* EXERCISE TASK: Restate the whole of the material. Keep every word, and drop the pictures.

========

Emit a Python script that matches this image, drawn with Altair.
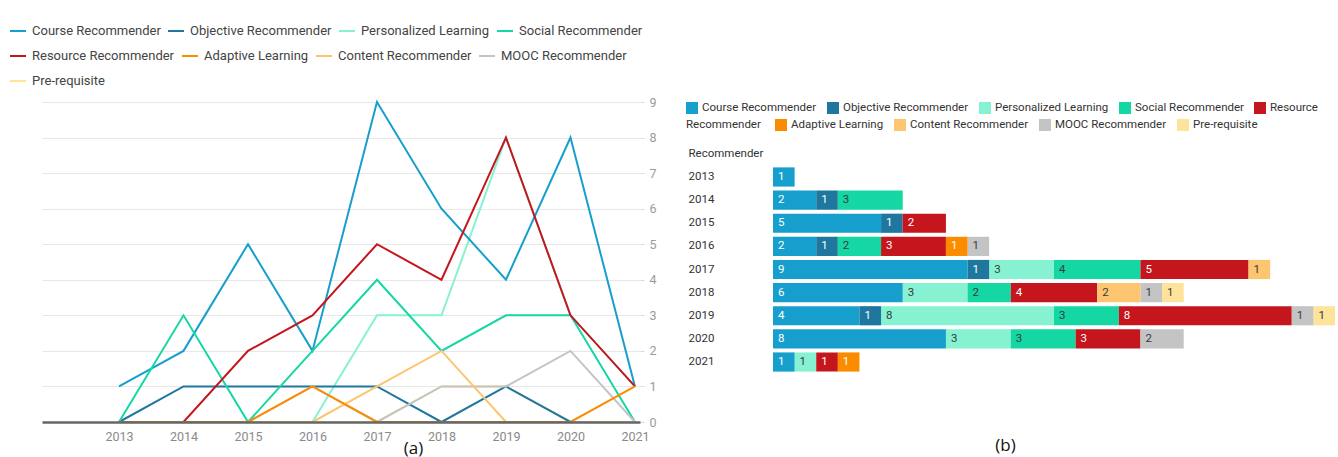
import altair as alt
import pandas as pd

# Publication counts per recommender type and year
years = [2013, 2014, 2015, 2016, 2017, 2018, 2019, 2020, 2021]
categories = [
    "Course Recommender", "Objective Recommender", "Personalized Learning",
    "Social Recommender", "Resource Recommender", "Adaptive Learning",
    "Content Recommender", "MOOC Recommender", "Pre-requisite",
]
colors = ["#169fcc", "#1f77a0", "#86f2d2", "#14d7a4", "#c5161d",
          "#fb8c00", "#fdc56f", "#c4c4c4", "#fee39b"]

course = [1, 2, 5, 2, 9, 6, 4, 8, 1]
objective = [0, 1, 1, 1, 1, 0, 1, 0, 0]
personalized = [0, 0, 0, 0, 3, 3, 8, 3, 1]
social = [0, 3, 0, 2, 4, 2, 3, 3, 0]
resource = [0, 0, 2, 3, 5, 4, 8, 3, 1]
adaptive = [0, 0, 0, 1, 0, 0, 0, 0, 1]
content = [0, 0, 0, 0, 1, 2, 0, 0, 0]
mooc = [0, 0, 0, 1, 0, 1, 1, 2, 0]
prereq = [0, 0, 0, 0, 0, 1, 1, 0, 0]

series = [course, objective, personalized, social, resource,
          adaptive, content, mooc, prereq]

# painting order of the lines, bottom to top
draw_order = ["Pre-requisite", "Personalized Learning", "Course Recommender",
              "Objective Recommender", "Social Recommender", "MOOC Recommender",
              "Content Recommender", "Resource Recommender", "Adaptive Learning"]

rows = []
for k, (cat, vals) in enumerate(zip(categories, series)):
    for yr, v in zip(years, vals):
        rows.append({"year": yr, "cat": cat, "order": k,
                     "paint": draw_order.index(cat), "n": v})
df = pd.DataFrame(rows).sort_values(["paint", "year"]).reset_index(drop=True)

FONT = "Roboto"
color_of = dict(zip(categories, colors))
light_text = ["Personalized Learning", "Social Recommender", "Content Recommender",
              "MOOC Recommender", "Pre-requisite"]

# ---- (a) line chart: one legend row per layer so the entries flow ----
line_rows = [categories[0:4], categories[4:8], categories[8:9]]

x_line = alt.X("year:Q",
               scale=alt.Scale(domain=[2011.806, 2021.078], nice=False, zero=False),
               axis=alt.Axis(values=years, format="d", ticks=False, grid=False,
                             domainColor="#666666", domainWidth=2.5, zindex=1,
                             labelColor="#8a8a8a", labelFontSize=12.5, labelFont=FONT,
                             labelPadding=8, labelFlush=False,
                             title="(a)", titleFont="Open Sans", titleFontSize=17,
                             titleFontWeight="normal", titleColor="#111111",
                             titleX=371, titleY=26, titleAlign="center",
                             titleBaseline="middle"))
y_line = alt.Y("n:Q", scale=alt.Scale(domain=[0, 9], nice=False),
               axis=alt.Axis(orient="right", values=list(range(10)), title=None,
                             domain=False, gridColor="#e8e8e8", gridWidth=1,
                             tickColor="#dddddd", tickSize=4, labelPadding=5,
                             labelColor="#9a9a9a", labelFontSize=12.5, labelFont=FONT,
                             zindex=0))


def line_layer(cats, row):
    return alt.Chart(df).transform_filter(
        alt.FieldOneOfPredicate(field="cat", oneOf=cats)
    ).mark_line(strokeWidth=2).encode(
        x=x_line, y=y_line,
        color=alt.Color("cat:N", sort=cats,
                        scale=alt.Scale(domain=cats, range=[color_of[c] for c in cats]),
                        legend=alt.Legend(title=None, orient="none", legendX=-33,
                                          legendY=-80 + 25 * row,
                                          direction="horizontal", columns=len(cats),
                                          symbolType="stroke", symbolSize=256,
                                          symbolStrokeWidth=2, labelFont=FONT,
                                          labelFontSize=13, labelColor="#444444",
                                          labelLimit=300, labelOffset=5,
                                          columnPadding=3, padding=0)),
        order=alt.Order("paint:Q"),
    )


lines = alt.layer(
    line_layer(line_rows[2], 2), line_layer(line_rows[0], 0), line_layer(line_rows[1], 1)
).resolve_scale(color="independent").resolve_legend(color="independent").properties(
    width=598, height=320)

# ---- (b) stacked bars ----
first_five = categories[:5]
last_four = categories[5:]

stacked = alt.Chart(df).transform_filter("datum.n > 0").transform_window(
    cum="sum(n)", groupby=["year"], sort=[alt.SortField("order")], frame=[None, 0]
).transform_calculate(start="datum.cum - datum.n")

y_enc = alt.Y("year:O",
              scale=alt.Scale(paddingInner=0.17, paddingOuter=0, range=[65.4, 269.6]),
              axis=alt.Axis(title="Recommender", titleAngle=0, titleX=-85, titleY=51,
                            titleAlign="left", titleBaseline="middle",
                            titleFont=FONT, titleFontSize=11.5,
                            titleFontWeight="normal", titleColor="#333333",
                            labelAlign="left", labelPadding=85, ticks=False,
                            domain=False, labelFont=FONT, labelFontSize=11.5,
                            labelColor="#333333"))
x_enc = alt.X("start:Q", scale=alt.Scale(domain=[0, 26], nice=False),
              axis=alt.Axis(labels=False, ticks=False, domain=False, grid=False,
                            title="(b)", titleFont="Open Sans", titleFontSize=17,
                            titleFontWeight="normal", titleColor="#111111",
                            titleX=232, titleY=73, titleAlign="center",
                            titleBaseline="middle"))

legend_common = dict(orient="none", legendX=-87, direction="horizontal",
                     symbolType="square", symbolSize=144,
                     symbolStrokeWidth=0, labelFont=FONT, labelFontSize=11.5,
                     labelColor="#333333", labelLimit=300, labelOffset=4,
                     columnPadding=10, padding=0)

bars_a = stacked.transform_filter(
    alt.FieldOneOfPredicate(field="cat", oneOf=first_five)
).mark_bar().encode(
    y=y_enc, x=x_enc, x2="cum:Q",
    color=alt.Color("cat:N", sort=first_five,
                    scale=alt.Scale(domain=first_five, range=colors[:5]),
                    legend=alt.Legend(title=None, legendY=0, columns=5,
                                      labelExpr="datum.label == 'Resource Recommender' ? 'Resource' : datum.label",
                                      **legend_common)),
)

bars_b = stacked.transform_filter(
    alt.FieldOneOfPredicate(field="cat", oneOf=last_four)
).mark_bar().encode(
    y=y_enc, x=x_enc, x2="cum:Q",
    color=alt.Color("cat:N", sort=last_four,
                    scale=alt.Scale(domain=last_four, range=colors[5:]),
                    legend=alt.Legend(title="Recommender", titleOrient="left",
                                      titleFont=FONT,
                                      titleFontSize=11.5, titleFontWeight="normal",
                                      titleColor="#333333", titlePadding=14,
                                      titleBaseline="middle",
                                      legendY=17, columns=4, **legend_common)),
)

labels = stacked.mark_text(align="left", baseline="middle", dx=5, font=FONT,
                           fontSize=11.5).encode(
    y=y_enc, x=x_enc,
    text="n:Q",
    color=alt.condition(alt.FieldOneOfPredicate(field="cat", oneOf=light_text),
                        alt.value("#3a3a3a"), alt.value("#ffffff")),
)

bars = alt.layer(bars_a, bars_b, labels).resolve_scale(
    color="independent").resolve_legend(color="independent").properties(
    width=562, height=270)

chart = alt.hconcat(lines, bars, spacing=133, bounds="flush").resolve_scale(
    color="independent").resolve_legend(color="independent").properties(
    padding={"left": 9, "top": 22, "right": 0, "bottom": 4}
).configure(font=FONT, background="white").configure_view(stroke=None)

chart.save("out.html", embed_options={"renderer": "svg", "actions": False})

========

* COMPLETE ANSWER:
Emit a Python script that matches this image, drawn with Altair.
import altair as alt
import pandas as pd

# Publication counts per recommender type and year
years = [2013, 2014, 2015, 2016, 2017, 2018, 2019, 2020, 2021]
categories = [
    "Course Recommender", "Objective Recommender", "Personalized Learning",
    "Social Recommender", "Resource Recommender", "Adaptive Learning",
    "Content Recommender", "MOOC Recommender", "Pre-requisite",
]
colors = ["#169fcc", "#1f77a0", "#86f2d2", "#14d7a4", "#c5161d",
          "#fb8c00", "#fdc56f", "#c4c4c4", "#fee39b"]

course = [1, 2, 5, 2, 9, 6, 4, 8, 1]
objective = [0, 1, 1, 1, 1, 0, 1, 0, 0]
personalized = [0, 0, 0, 0, 3, 3, 8, 3, 1]
social = [0, 3, 0, 2, 4, 2, 3, 3, 0]
resource = [0, 0, 2, 3, 5, 4, 8, 3, 1]
adaptive = [0, 0, 0, 1, 0, 0, 0, 0, 1]
content = [0, 0, 0, 0, 1, 2, 0, 0, 0]
mooc = [0, 0, 0, 1, 0, 1, 1, 2, 0]
prereq = [0, 0, 0, 0, 0, 1, 1, 0, 0]

series = [course, objective, personalized, social, resource,
          adaptive, content, mooc, prereq]

# painting order of the lines, bottom to top
draw_order = ["Pre-requisite", "Personalized Learning", "Course Recommender",
              "Objective Recommender", "Social Recommender", "MOOC Recommender",
              "Content Recommender", "Resource Recommender", "Adaptive Learning"]

rows = []
for k, (cat, vals) in enumerate(zip(categories, series)):
    for yr, v in zip(years, vals):
        rows.append({"year": yr, "cat": cat, "order": k,
                     "paint": draw_order.index(cat), "n": v})
df = pd.DataFrame(rows).sort_values(["paint", "year"]).reset_index(drop=True)

FONT = "Roboto"
color_of = dict(zip(categories, colors))
light_text = ["Personalized Learning", "Social Recommender", "Content Recommender",
              "MOOC Recommender", "Pre-requisite"]

# ---- (a) line chart: one legend row per layer so the entries flow ----
line_rows = [categories[0:4], categories[4:8], categories[8:9]]

x_line = alt.X("year:Q",
               scale=alt.Scale(domain=[2011.806, 2021.078], nice=False, zero=False),
               axis=alt.Axis(values=years, format="d", ticks=False, grid=False,
                             domainColor="#666666", domainWidth=2.5, zindex=1,
                             labelColor="#8a8a8a", labelFontSize=12.5, labelFont=FONT,
                             labelPadding=8, labelFlush=False,
                             title="(a)", titleFont="Open Sans", titleFontSize=17,
                             titleFontWeight="normal", titleColor="#111111",
                             titleX=371, titleY=26, titleAlign="center",
                             titleBaseline="middle"))
y_line = alt.Y("n:Q", scale=alt.Scale(domain=[0, 9], nice=False),
               axis=alt.Axis(orient="right", values=list(range(10)), title=None,
                             domain=False, gridColor="#e8e8e8", gridWidth=1,
                             tickColor="#dddddd", tickSize=4, labelPadding=5,
                             labelColor="#9a9a9a", labelFontSize=12.5, labelFont=FONT,
                             zindex=0))


def line_layer(cats, row):
    return alt.Chart(df).transform_filter(
        alt.FieldOneOfPredicate(field="cat", oneOf=cats)
    ).mark_line(strokeWidth=2).encode(
        x=x_line, y=y_line,
        color=alt.Color("cat:N", sort=cats,
                        scale=alt.Scale(domain=cats, range=[color_of[c] for c in cats]),
                        legend=alt.Legend(title=None, orient="none", legendX=-33,
                                          legendY=-80 + 25 * row,
                                          direction="horizontal", columns=len(cats),
                                          symbolType="stroke", symbolSize=256,
                                          symbolStrokeWidth=2, labelFont=FONT,
                                          labelFontSize=13, labelColor="#444444",
                                          labelLimit=300, labelOffset=5,
                                          columnPadding=3, padding=0)),
        order=alt.Order("paint:Q"),
    )


lines = alt.layer(
    line_layer(line_rows[2], 2), line_layer(line_rows[0], 0), line_layer(line_rows[1], 1)
).resolve_scale(color="independent").resolve_legend(color="independent").properties(
    width=598, height=320)

# ---- (b) stacked bars ----
first_five = categories[:5]
last_four = categories[5:]

stacked = alt.Chart(df).transform_filter("datum.n > 0").transform_window(
    cum="sum(n)", groupby=["year"], sort=[alt.SortField("order")], frame=[None, 0]
).transform_calculate(start="datum.cum - datum.n")

y_enc = alt.Y("year:O",
              scale=alt.Scale(paddingInner=0.17, paddingOuter=0, range=[65.4, 269.6]),
              axis=alt.Axis(title="Recommender", titleAngle=0, titleX=-85, titleY=51,
                            titleAlign="left", titleBaseline="middle",
                            titleFont=FONT, titleFontSize=11.5,
                            titleFontWeight="normal", titleColor="#333333",
                            labelAlign="left", labelPadding=85, ticks=False,
                            domain=False, labelFont=FONT, labelFontSize=11.5,
                            labelColor="#333333"))
x_enc = alt.X("start:Q", scale=alt.Scale(domain=[0, 26], nice=False),
              axis=alt.Axis(labels=False, ticks=False, domain=False, grid=False,
                            title="(b)", titleFont="Open Sans", titleFontSize=17,
                            titleFontWeight="normal", titleColor="#111111",
                            titleX=232, titleY=73, titleAlign="center",
                            titleBaseline="middle"))

legend_common = dict(orient="none", legendX=-87, direction="horizontal",
                     symbolType="square", symbolSize=144,
                     symbolStrokeWidth=0, labelFont=FONT, labelFontSize=11.5,
                     labelColor="#333333", labelLimit=300, labelOffset=4,
                     columnPadding=10, padding=0)

bars_a = stacked.transform_filter(
    alt.FieldOneOfPredicate(field="cat", oneOf=first_five)
).mark_bar().encode(
    y=y_enc, x=x_enc, x2="cum:Q",
    color=alt.Color("cat:N", sort=first_five,
                    scale=alt.Scale(domain=first_five, range=colors[:5]),
                    legend=alt.Legend(title=None, legendY=0, columns=5,
                                      labelExpr="datum.label == 'Resource Recommender' ? 'Resource' : datum.label",
                                      **legend_common)),
)

bars_b = stacked.transform_filter(
    alt.FieldOneOfPredicate(field="cat", oneOf=last_four)
).mark_bar().encode(
    y=y_enc, x=x_enc, x2="cum:Q",
    color=alt.Color("cat:N", sort=last_four,
                    scale=alt.Scale(domain=last_four, range=colors[5:]),
                    legend=alt.Legend(title="Recommender", titleOrient="left",
                                      titleFont=FONT,
                                      titleFontSize=11.5, titleFontWeight="normal",
                                      titleColor="#333333", titlePadding=14,
                                      titleBaseline="middle",
                                      legendY=17, columns=4, **legend_common)),
)

labels = stacked.mark_text(align="left", baseline="middle", dx=5, font=FONT,
                           fontSize=11.5).encode(
    y=y_enc, x=x_enc,
    text="n:Q",
    color=alt.condition(alt.FieldOneOfPredicate(field="cat", oneOf=light_text),
                        alt.value("#3a3a3a"), alt.value("#ffffff")),
)

bars = alt.layer(bars_a, bars_b, labels).resolve_scale(
    color="independent").resolve_legend(color="independent").properties(
    width=562, height=270)

chart = alt.hconcat(lines, bars, spacing=133, bounds="flush").resolve_scale(
    color="independent").resolve_legend(color="independent").properties(
    padding={"left": 9, "top": 22, "right": 0, "bottom": 4}
).configure(font=FONT, background="white").configure_view(stroke=None)

chart.save("out.html", embed_options={"renderer": "svg", "actions": False})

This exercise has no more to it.